I remember my first initial panic attacks used to be when I was trying to get to sleep. Now, this was back when I was in high school and these attacks were quite muted – it would take a few years for the attacks to develop to what they became. I felt like I couldn’t breathe, literally thought I was having an asthma attack every night because I felt like I couldn’t get fresh air in my lungs. I didn’t know it was anxiety, but what I would use to do was actually think about the book that I was reading. I would do this thing where I would imagine myself within the world of the book and insert myself in the narrative. I would literally create a mini-fanfiction in order to calm myself down. Unknowingly, books have always been my salvation.
I think my love of reading stemmed from its ability to provide a safe haven for me. So much so, that I created this blog to write my feelings and opinions about books I read. When I say that I read to escape which may seem negative, but by ‘escape’ I mean the freedom to literally go anywhere and meet anyone in the world that I am reading. It’s an immersive experience, one that can stay with you for far longer after you turn the last page. Why I have linked my love of the written word with my mental health is because I don’t know where or how I would be without books.
Why do you read?
I asked the question, ‘why do you read?’, on my twitter last week (the original tweet can be seen here) because I was interested in how other people perceived reading or the reasons as to why some of us book bloggers do what we do. The comments amazed me, not only with how many of you wonderful people engaged with the question and gave it some real thought, but also how much in common we all have with each other. This community has literally become such a salvation for me, personally, and I do know that I feel so much happier about my own book blogging journey when I’m a part of an actual community. It’s been an incredible experience, I must admit. I even created a pie chart in order to collate the overarching themes of the Twitter comments to my initial question!
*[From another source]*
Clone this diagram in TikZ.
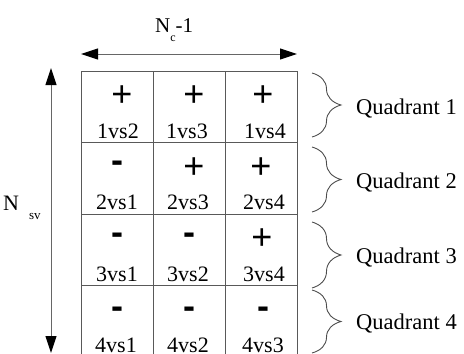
\documentclass[tikz,border=0pt]{standalone}
\usepackage{fontspec}
\setmainfont{Liberation Serif}
\newfontfamily\arialf{Liberation Sans}
\usetikzlibrary{arrows.meta,decorations.pathreplacing}
\begin{document}
\begin{tikzpicture}[x=1pt,y=-1pt,
  cell/.style={draw=black!65, line width=1pt, minimum width=72pt, minimum height=71.5pt, inner sep=0pt, outer sep=0pt},
  possgn/.style={font=\arialf\fontsize{36}{36}\selectfont, inner sep=0pt},
  negsgn/.style={font=\arialf\bfseries\fontsize{36}{36}\selectfont, inner sep=0pt},
  lbl/.style={font=\fontsize{22}{22}\selectfont, anchor=base, inner sep=0pt},
  quad/.style={font=\fontsize{22.5}{22.5}\selectfont, anchor=base west, inner sep=0pt},
  tipx/.tip={Triangle[length=17pt,width=11pt,color=black,fill=black]},
  dimarrow/.style={draw=black!60, line width=1pt, tipx-tipx},
  br/.style={draw=black!70, line width=0.9pt, decorate, decoration={brace, amplitude=29pt}}
]
\useasboundingbox (0,0) rectangle (464,354);
\begin{scope}
\clip (0,0) rectangle (464,354);
% grid cells
\foreach \r in {1,...,4}{
  \foreach \c in {1,...,3}{
    \node[cell] (cell-\r-\c) at ({81+72*(\c-0.5)},{71+71.5*(\r-0.5)}) {};
  }
}
% signs
\node[possgn] (s11) at (122,96) {+};
\node[possgn] (s12) at (194,96) {+};
\node[possgn] (s13) at (263,96) {+};
\node[negsgn] (s21) at (117,167) {-};
\node[possgn] (s22) at (194,168) {+};
\node[possgn] (s23) at (261,168) {+};
\node[negsgn] (s31) at (117,238.5) {-};
\node[negsgn] (s32) at (189,238.5) {-};
\node[possgn] (s33) at (262,239.5) {+};
\node[negsgn] (s41) at (117,313) {-};
\node[negsgn] (s42) at (189,313) {-};
\node[negsgn] (s43) at (263,313) {-};
% labels
\node[lbl] (l11) at (118,138) {1vs2};
\node[lbl] (l12) at (187,138) {1vs3};
\node[lbl] (l13) at (265,138) {1vs4};
\node[lbl] (l21) at (117,209.5) {2vs1};
\node[lbl] (l22) at (188,209.5) {2vs3};
\node[lbl] (l23) at (264,209.5) {2vs4};
\node[lbl] (l31) at (117,281) {3vs1};
\node[lbl] (l32) at (188,281) {3vs2};
\node[lbl] (l33) at (264,281) {3vs4};
\node[lbl] (l41) at (116,352.5) {4vs1};
\node[lbl] (l42) at (188,352.5) {4vs2};
\node[lbl] (l43) at (263,352.5) {4vs3};
\end{scope}
% dimension arrows
\coordinate (ha) at (81,54);
\coordinate (hb) at (297,54);
\draw[dimarrow] (ha) -- (hb);
\coordinate (va) at (51,68);
\coordinate (vb) at (51,353);
\draw[dimarrow] (va) -- (vb);
\node[anchor=base west, inner sep=0pt, font=\fontsize{21}{21}\selectfont] (nc) at (155,32)
  {N\raisebox{-9pt}{\fontsize{12}{12}\selectfont c}-1};
\node[anchor=base west, inner sep=0pt, font=\fontsize{22}{22}\selectfont] (nsv) at (3,210)
  {N\hspace{10pt}\raisebox{-9pt}{\fontsize{13}{13}\selectfont sv}};
% braces
\draw[br] (312,73) -- (312,137);
\draw[br] (312,147) -- (312,212);
\draw[br] (312,222) -- (312,288);
\draw[br] (312,290) -- (312,353);
\node[quad] (q1) at (356,114) {Quadrant 1};
\node[quad] (q2) at (356,188) {Quadrant 2};
\node[quad] (q3) at (356,263) {Quadrant 3};
\node[quad] (q4) at (356,329) {Quadrant 4};
\end{tikzpicture}
\end{document}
As you can see, I divided the overarching themes of the comments into five categories:
- Orange: ‘other’ or ‘miscellaneous’
- Green: to explore/experience new worlds/imaginations
- Blue: escapism
- Red: for anxiety or stress relief (also just pure relaxation)
- Yellow: to learn either about different subjects, to gain knowledge of humanity, how to write, etc.
Some answers had overlaps to different categories, but the chart shows that 29.3% of respondents read because of their love of learning. How wonderful is that? This was a tie with 29.3% of answers also demonstrating their love of reading to escape this world and be within the next. The difference between ‘escapism’ and ‘to experience/explore’ was the ways in which people wrote their answers, for instance, those who read to escape would say so emphatically; whilst those who read to explore new worlds wrote that or thereabouts. For example, @Comfort_Reads tweeted: ”It’s my way of exploring the world without leaving my bedroom’. This was then categorised as ‘to explore/experience’ instead of ‘to escape’. I hope that makes sense! But I just thought that this was absolutely fascinating, and also kind of awesome in the sense that we all come together because of our love of books and of reading.
Legitimately, this post was super fun but also exhausting to write. I adore how reading and books bring all sorts of people together, and I love that we can discuss it openly and without judgement. I think I would maybe like to do more posts about mental health in the bookish community, so if you have any ideas or if you want to collab on something, DM me on twitter and let me know! I hope this was enjoyable for you, or that it related to you in some way. I am completely of the mind that we need to speak and be more vocal about mental health in order to aid in the deconstruction of the stigma which surrounds it, so doing this is cathartic for me – but I also want you to know that I am here for you if you ever need me. Seriously.